[How do you perfect your custom-created game tools? Sega and LucasArts veteran and Robotic Arm Software founder Goodman discusses tips and tactics for methodology when you roll your own tools.]
In game development, it is often some of the most technical (programmers) making tools for the some of the least technical (everyone else). It's no wonder that many of those "least technical" struggle with the tools that are handed to them.
The tools themselves are designed by the people who understand the underlying systems, but not necessarily those who will be using them.
Usability determines how easy software is to use, how quickly the desired results can be achieved by its users and how error-free those results are. Techniques to test and improve usability have been successfully used in other types of software development, and are slowly making their way into ours.
There are probably tools in your pipeline that could benefit from usability techniques, but as a developer, you'll want to know which tools would benefit the most before investing in them.
In this article, I'll discuss how to find the bottlenecks holding up your production, measure the usability of your tools using proven techniques and streamline your entire development process.
The first step to solve any problem is understanding what the problem is and why it's occurring. We need to know where in the development pipeline our process is being stalled. To do this, we must map the problem-space.
There are many ways to view the development pipeline. Some may view it as a checklist of assets and responsibilities, but this doesn't represent the dependencies between the developers.
Those dependencies create an environment where developers are wasting time waiting for someone else to finish a task, which requires managerial effort.
To understand these dependencies, it is more convenient to look at the pipeline as a graph showing workflow between various resources and what each produces. Consider the example workflow for character creation in the below figure.
In this illustration, the arrows point to the dependent task -- the task that depends on the one the arrow is coming from. So, modeling depends on character design, texturing and rigging depend on modeling, and so on.
This represents a very small, incomplete piece of a typical game development pipeline. Your actual pipeline will be much more complex, including more areas of development (level design, UI, gameplay programming, and so on), resources performing multiple processes, and multiple dependencies for a single task. The stages that hold up the development pipeline should be looked at for optimization through tool improvement, as well as other means.
Assuming that each phase of character development needs to be complete before continuing to the next, the first character could be fully implemented in 24 days. We get this by adding up the number of days in the longest pathway (the primary development pipeline), from character design to completion.
Texturing and effects are left out of the calculation, since their pathways diverge from the main, and the time for completing those pathways are less than or equivalent to the primary one.

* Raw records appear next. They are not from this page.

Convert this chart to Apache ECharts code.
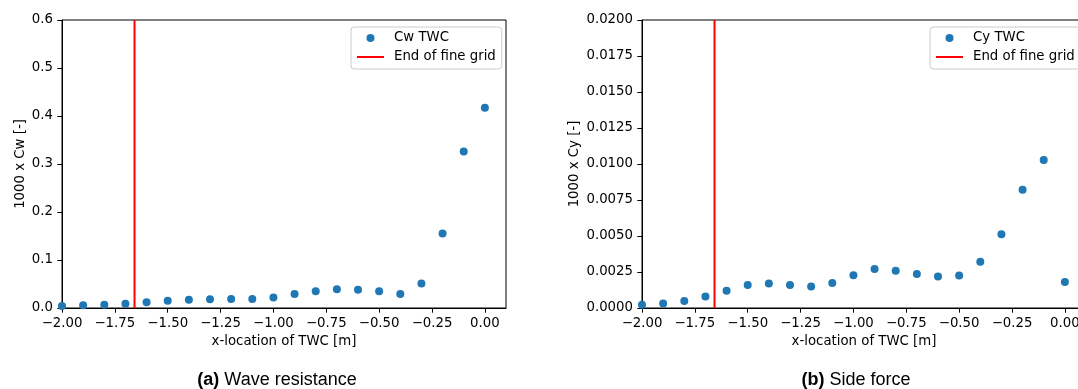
<!DOCTYPE html>
<html>
<head>
<meta charset="utf-8">
<script src="https://cdn.jsdelivr.net/npm/echarts@6/dist/echarts.min.js"></script>
<style>
html,body{margin:0;padding:0;background:#fff;}
#chart{width:1078px;height:389px;}
</style>
</head>
<body>
<div id="chart"></div>
<script>
// ---- data ----
const xLocations = [-2.0,-1.9,-1.8,-1.7,-1.6,-1.5,-1.4,-1.3,-1.2,-1.1,-1.0,-0.9,-0.8,-0.7,-0.6,-0.5,-0.4,-0.3,-0.2,-0.1,0.0];
const cwValues = [0.004,0.0055,0.007,0.009,0.012,0.015,0.017,0.018,0.019,0.019,0.022,0.029,0.035,0.039,0.038,0.035,0.029,0.051,0.155,0.326,0.417];
const cyValues = [0.00023,0.00032,0.00049,0.00079,0.0012,0.0016,0.0017,0.0016,0.0015,0.00174,0.00227,0.00271,0.00259,0.00236,0.00218,0.00225,0.00322,0.00512,0.00822,0.01028,0.00181];
const fineGridEnd = -1.657;
const xTicks = [-2.0,-1.75,-1.5,-1.25,-1.0,-0.75,-0.5,-0.25,0.0];
const cwTicks = [0,0.1,0.2,0.3,0.4,0.5,0.6];
const cyTicks = [0,0.0025,0.005,0.0075,0.01,0.0125,0.015,0.0175,0.02];
const seriesNames = ['Cw TWC','Cy TWC','End of fine grid'];
const captions = [['(a)',' Wave resistance'],['(b)',' Side force']];
const xAxisTitle = 'x-location of TWC [m]';
const yAxisTitles = ['1000 x Cw [-]','1000 x Cy [-]'];

const FONT = 'DejaVu Sans';
const FS = 13.3;
const fmt = (v, d) => {
  const s = Math.abs(v).toFixed(d);
  return (v < -1e-12 ? '\u2212' : '') + s;
};

function xAxisCfg(gi){
  return {
    type:'value', gridIndex:gi, min:-2, max:0.1,
    name:xAxisTitle, nameLocation:'middle', nameGap:27,
    nameTextStyle:{fontFamily:FONT,fontSize:FS,color:'#000'},
    axisLine:{show:true,onZero:false,lineStyle:{color:'#000',width:1}},
    axisTick:{show:true,length:4.7,lineStyle:{color:'#000',width:1},customValues:xTicks},
    axisLabel:{show:true,margin:9,fontFamily:FONT,fontSize:FS,color:'#000',customValues:xTicks,formatter:v=>fmt(v,2)},
    splitLine:{show:false}
  };
}
function yAxisCfg(gi, ticks, dec, name, gap){
  return {
    type:'value', gridIndex:gi, min:ticks[0], max:ticks[ticks.length-1],
    name:name, nameLocation:'middle', nameGap:gap, nameRotate:90,
    nameTextStyle:{fontFamily:FONT,fontSize:FS,color:'#000'},
    axisLine:{show:true,onZero:false,lineStyle:{color:'#000',width:1}},
    axisTick:{show:true,length:4.7,lineStyle:{color:'#000',width:1},customValues:ticks},
    axisLabel:{show:true,margin:9,fontFamily:FONT,fontSize:FS,color:'#000',padding:[4,0,0,0],customValues:ticks,formatter:v=>fmt(v,dec)},
    splitLine:{show:false}
  };
}
function legendCfg(left, names){
  return {
    orient:'vertical', left:left, top:27,
    padding:[3,6,4,5], itemGap:3, itemWidth:27, itemHeight:8,
    borderColor:'#cccccc', borderWidth:1, borderRadius:3, backgroundColor:'rgba(255,255,255,0.85)',
    textStyle:{fontFamily:FONT,fontSize:FS,color:'#000',lineHeight:16,padding:[0,0,0,5]},
    selectedMode:false,
    data:[
      {name:names[0],icon:'circle'},
      {name:names[1],itemStyle:{color:'rgba(0,0,0,0)',borderWidth:0,opacity:0},lineStyle:{color:'#ff0000',width:2}}
    ]
  };
}

const chart = echarts.init(document.getElementById('chart'), null, {renderer:'canvas'});
const option = {
  animation:false,
  backgroundColor:'#fff',
  grid:[
    {left:62,top:20,width:444,height:288,show:true,borderColor:'#000',borderWidth:1,backgroundColor:'transparent',outerBoundsMode:'none',containLabel:false},
    {left:642,top:20,width:444,height:288,show:true,borderColor:'#000',borderWidth:1,backgroundColor:'transparent',outerBoundsMode:'none',containLabel:false}
  ],
  xAxis:[xAxisCfg(0), xAxisCfg(1)],
  yAxis:[yAxisCfg(0,cwTicks,1,yAxisTitles[0],35), yAxisCfg(1,cyTicks,4,yAxisTitles[1],61)],
  legend:[legendCfg(351,[seriesNames[0],seriesNames[2]]), legendCfg(930,[seriesNames[1],seriesNames[2]])],
  series:[
    {type:'scatter',name:seriesNames[0],xAxisIndex:0,yAxisIndex:0,symbol:'circle',symbolSize:8,
     itemStyle:{color:'#1f77b4',opacity:1},data:xLocations.map((x,i)=>[x,cwValues[i]])},
    {type:'line',name:seriesNames[2],xAxisIndex:0,yAxisIndex:0,symbol:'none',showSymbol:false,
     lineStyle:{color:'#ff0000',width:2},itemStyle:{color:'#ff0000'},
     data:[[fineGridEnd,cwTicks[0]],[fineGridEnd,cwTicks[cwTicks.length-1]]]},
    {type:'scatter',name:seriesNames[1],xAxisIndex:1,yAxisIndex:1,symbol:'circle',symbolSize:8,
     itemStyle:{color:'#1f77b4',opacity:1},data:xLocations.map((x,i)=>[x,cyValues[i]])},
    {type:'line',name:seriesNames[2],xAxisIndex:1,yAxisIndex:1,symbol:'none',showSymbol:false,
     lineStyle:{color:'#ff0000',width:2},itemStyle:{color:'#ff0000'},
     data:[[fineGridEnd,cyTicks[0]],[fineGridEnd,cyTicks[cyTicks.length-1]]]}
  ],
  graphic:[
    {type:'text',x:277,y:380,style:{text:'{b|'+captions[0][0]+'}{r|'+captions[0][1]+'}',align:'center',verticalAlign:'middle',
      rich:{b:{fontFamily:'Liberation Sans',fontSize:18,fontWeight:'bold',fill:'#000'},r:{fontFamily:'Liberation Sans',fontSize:18,fill:'#000'}}}},
    {type:'text',x:856,y:380,style:{text:'{b|'+captions[1][0]+'}{r|'+captions[1][1]+'}',align:'center',verticalAlign:'middle',
      rich:{b:{fontFamily:'Liberation Sans',fontSize:18,fontWeight:'bold',fill:'#000'},r:{fontFamily:'Liberation Sans',fontSize:18,fill:'#000'}}}}
  ]
};
chart.setOption(option);
</script>
</body>
</html>
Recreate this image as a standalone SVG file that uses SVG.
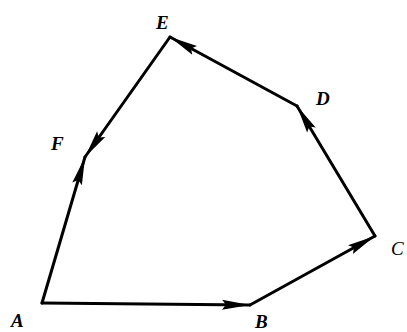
<svg xmlns="http://www.w3.org/2000/svg" width="407" height="332" viewBox="0 0 407 332">
<style>
.edge{fill:none;stroke:#000;stroke-width:3;stroke-linecap:round;stroke-linejoin:round}
.lbl{font-family:"Liberation Serif","Times New Roman",serif;font-style:italic;font-weight:bold;font-size:19px;fill:#000}
</style>
<defs>
<marker id="arr" markerUnits="userSpaceOnUse" markerWidth="32" markerHeight="14" refX="30" refY="7" orient="auto">
<path d="M30,7 L2,2 L6,7 L2,12 Z" fill="#000"/>
</marker>
</defs>
<rect width="407" height="332" fill="#fff"/>
<g id="connectors">
<line class="edge" x1="42" y1="303" x2="250" y2="305" marker-end="url(#arr)"/>
<line class="edge" x1="250" y1="305" x2="375" y2="236" marker-end="url(#arr)"/>
<line class="edge" x1="375" y1="236" x2="297" y2="106" marker-end="url(#arr)"/>
<line class="edge" x1="297" y1="106" x2="170" y2="37" marker-end="url(#arr)"/>
<line class="edge" x1="170" y1="37" x2="85" y2="157" marker-end="url(#arr)"/>
<line class="edge" x1="42" y1="303" x2="85" y2="157" marker-end="url(#arr)"/>
</g>
<g id="A"><text class="lbl" x="11" y="327">A</text></g>
<g id="B"><text class="lbl" x="255" y="328">B</text></g>
<g id="C"><text class="lbl" x="391" y="255" style="font-weight:normal">C</text></g>
<g id="D"><text class="lbl" x="316" y="105">D</text></g>
<g id="E"><text class="lbl" x="156" y="29">E</text></g>
<g id="F"><text class="lbl" x="51" y="150">F</text></g>
</svg>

Character Design + Modeling + Rigging + Animation + Behavior = 24 Days
That doesn't mean that it takes 24 calendar days to complete every character. This is an assembly line; four other characters are being worked on while the current one is being finished -- one at each stage in the pipeline. So how many calendar days does it take to complete a new character after the first? Exactly the time it takes for the longest stage -- 10 days.
Ten characters completed in just under six calendar months may sound great. Of course, if just the animation time were cut in half, we could double the character output by creating a new character every five days.
In any assembly line, efficiency is achieved by breaking down tasks into component parts so that every stage of manufacturing takes an equal amount of time. That's also the most efficient model for developing game assets.
Unfortunately, each stage in the pipeline requires unique skills, and it is often difficult to predict the exact timing for each stage. So, work backs up behind one developer, while another sits idly by waiting for the first one to finish.
There are many tactics for getting around this issue, all of which are employed by game companies in one extent or another. Managerial overhead and individual efficiency is often traded for development pipeline bandwidth.
Still, if efficiency can be increased in the areas of the pipeline that cause slowdown, pipeline bandwidth will also increase, with little overhead. One method for achieving this efficiency is through tool improvements.